Key Risks (the few ways this becomes a permanent loss)
- Taiwan Strait conflict. Low probability, total severity. Not hedgeable, not estimable. The whole valuation quietly assumes it never happens.
- AI capex proving to be a bubble. ~28% of revenue is now tied to AI silicon and hyperscaler spending. If that demand was pulled forward, peak earnings re-rate and the "20% for a decade" the price needs evaporates.
- Customer concentration + technology slip. Top 10 customers ≈ 76% of revenue; Apple + NVIDIA ≈ 34%. A single missed node (N2/A16 yield failure) against a concentrated book is how a wide moat starts draining — exactly the trend I'd sell on.
What I'd Watch
- Each year: (1) Leading-edge gross margin and yield — the moat's vital signs; the day they roll over, the durability thesis is failing. (2) AI revenue mix and hyperscaler capex commentary — the demand's durability. (3) Arizona/overseas margin drag — is geographic diversification quietly eating the cost advantage?
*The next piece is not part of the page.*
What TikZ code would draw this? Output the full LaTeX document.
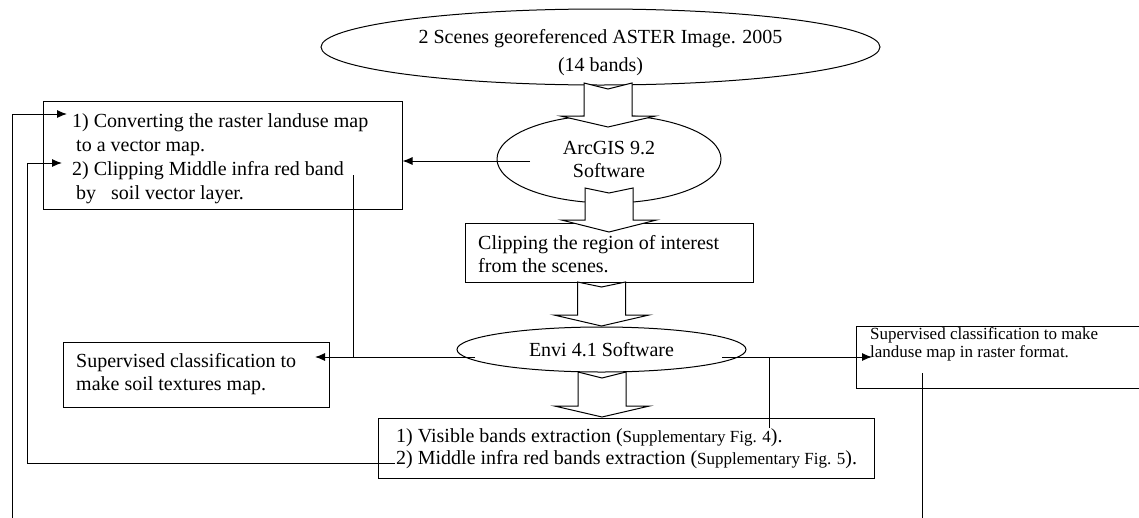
\documentclass[tikz,border=0pt]{standalone}
\usepackage{fontspec}
\setmainfont{Liberation Serif}
\usetikzlibrary{shapes.geometric,arrows.meta}
\newcommand\blkarrow[5]{%
  \filldraw[fill=white,line width=1pt,line join=miter]
    (#1-24,#2) -- (#1,#3) -- (#1+24,#2) -- (#1+24,#4) -- (#1+47.5,#4)
    -- (#1,#5) -- (#1-47.5,#4) -- (#1-24,#4) -- cycle;}
\begin{document}
\begin{tikzpicture}[x=1pt,y=-1pt,
  every node/.style={font=\fontsize{20}{24}\selectfont},
  boxnode/.style={draw,line width=1pt,rectangle,inner sep=0pt},
  ellnode/.style={draw,line width=1pt,ellipse,inner sep=0pt,align=center},
  txtnode/.style={align=left,inner sep=0pt,anchor=west},
  arr/.style={line width=1pt,-{Latex[length=10pt,width=8pt]}},
  ln/.style={line width=1pt}]
\useasboundingbox (0,0) rectangle (1139,517);
\clip (0,0) rectangle (1139,517);
% ellipses
\node[ellnode,minimum width=559pt,minimum height=76pt] (top) at (600.5,47) {};
\node[align=center,inner sep=0pt,font=\fontsize{20}{28}\selectfont] (toptxt) at (600.5,52.5)
  {2 Scenes georeferenced ASTER Image. 2005\\(14 bands)};
\node[ellnode,minimum width=224pt,minimum height=88pt,font=\fontsize{20}{23}\selectfont] (arc) at (609,159)
  {ArcGIS 9.2\\Software};
\node[ellnode,minimum width=289pt,minimum height=45pt] (envi) at (601.5,349.5)
  {Envi 4.1 Software};
% boxes
\node[boxnode,minimum width=359pt,minimum height=108pt] (lbox) at (222.5,155) {};
\node[txtnode] (ltxt) at (72,158.5) {1) Converting the raster landuse map\\
  \hspace*{4pt}to a vector map.\\
  2) Clipping Middle infra red band\\
  \hspace*{4pt}by\ \ \ soil vector layer.};
\node[boxnode,minimum width=288pt,minimum height=59pt] (clip) at (609,252.5) {};
\node[txtnode,font=\fontsize{20}{23}\selectfont] (cliptxt) at (478,254.5)
  {Clipping the region of interest\\from the scenes.};
\node[boxnode,minimum width=266pt,minimum height=65pt] (soil) at (196,374.5) {};
\node[txtnode,font=\fontsize{20}{23}\selectfont] (soiltxt) at (76,374)
  {Supervised classification to\\make soil textures map.};
\node[rectangle,inner sep=0pt,minimum width=330pt,minimum height=61pt] (rbox) at (1022,357.5) {};
\draw[ln] (rbox.north east) -- (rbox.north west) -- (rbox.south west) -- (rbox.south east);
\node[txtnode,font=\fontsize{17}{18}\selectfont] (rtxt) at (870,344)
  {Supervised classification to make\\landuse map in raster format.};
\node[boxnode,minimum width=496pt,minimum height=60pt] (bbox) at (626,448) {};
\node[txtnode,font=\fontsize{20}{22}\selectfont] (btxt) at (396,449)
  {1) Visible bands extraction ({\fontsize{17}{22}\selectfont Supplementary Fig. 4}).\\
   2) Middle infra red bands extraction ({\fontsize{17}{22}\selectfont Supplementary Fig. 5}).};
% block arrows
\blkarrow{608}{83}{89}{116}{127}
\blkarrow{609}{188}{193}{220}{232}
\blkarrow{601.5}{282}{287}{315}{326}
\blkarrow{602}{372}{378}{406}{417}
% connectors
\coordinate (p1) at (530,161);
\draw[arr] (p1) -- (p1 -| lbox.east);
\coordinate (p2) at (353,175);
\coordinate (p3) at (353,357);
\draw[ln] (p2) -- (p3);
\coordinate (p4) at (475,357);
\coordinate (p5) at (315,357);
\draw[arr] (p4) -- (p5);
\coordinate (p6) at (722,357);
\coordinate (p7) at (872,357);
\draw[arr] (p6) -- (p7);
\coordinate (p8) at (769,357);
\coordinate (p9) at (769,428);
\draw[ln] (p8) -- (p9);
\coordinate (p10) at (922,373);
\coordinate (p11) at (922,520);
\draw[ln] (p10) -- (p11);
\coordinate (q1) at (12,520);
\coordinate (q2) at (67,114);
\draw[arr] (q1) |- (q2);
\coordinate (q3) at (395,463);
\coordinate (q4) at (27,463);
\coordinate (q5) at (62,163);
\draw[arr] (q3) -- (q4) |- (q5);
\end{tikzpicture}
\end{document}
- Buy trigger (for me): A Mr. Market panic — a Strait scare or an AI-capex air-pocket — that drops the ADR toward my conservative range (~$170–240) with the moat and margins still intact. That's when a wonderful business goes on sale.
- Sell trigger (if I owned it): Sustained gross-margin compression / yield loss at the leading edge (moat narrowing), or any sign Samsung/Intel closes the node gap. The price going down, by itself, would never be my reason to sell.
Buffett's Judgment
Let me give you the conclusion first, then the reason. This is one of the great businesses of the age, and I'm passing on it here — that's not a contradiction, it's the whole discipline. TSMC has a moat I'd happily own: hand a rival a billion dollars and they get nowhere, customers pay up and don't leave, margins are rising. If I could buy it at a fair price with the world a calmer place, I'd back up the truck.
But two things stop me. The first is the price. My job is to buy a stream of cash for less than it's worth, and at $421 the stock hands its owner about a 2% real-cash yield while asking me to bet that a near-$2-trillion company compounds at twenty percent for a decade. I've watched a 26% grower look unstoppable right up until it wasn't; paying for the extrapolation is how smart people overpay for wonderful businesses. The second is the one I can't model at all — the Strait. I don't forecast geopolitics, and when the worst case isn't "I lose half" but "I lose all of it and never saw it coming," I can't own the whole thing with the lights off for ten years. That's my Sleep Test, and it says no.
So this goes on the watchlist with a note: wonderful company, wrong price, untouchable tail. There are no called strikes in this game. I'll let this pitch go by and wait for the day Mr. Market gets frightened about Taiwan or AI and offers it to me near what it's worth — moat intact. If that day comes, I'll be interested. Today, the answer is patience and cash. And I'll say plainly: the part of this that's about the chip-node race and the part that's about the Strait are both at or past the edge of my circle — so weight my voice on the price discipline, and route the technology and geopolitics to people who actually live there.
基于 2026-06-13 共享数据;本分析为单一大师框架的演绎,非投资建议。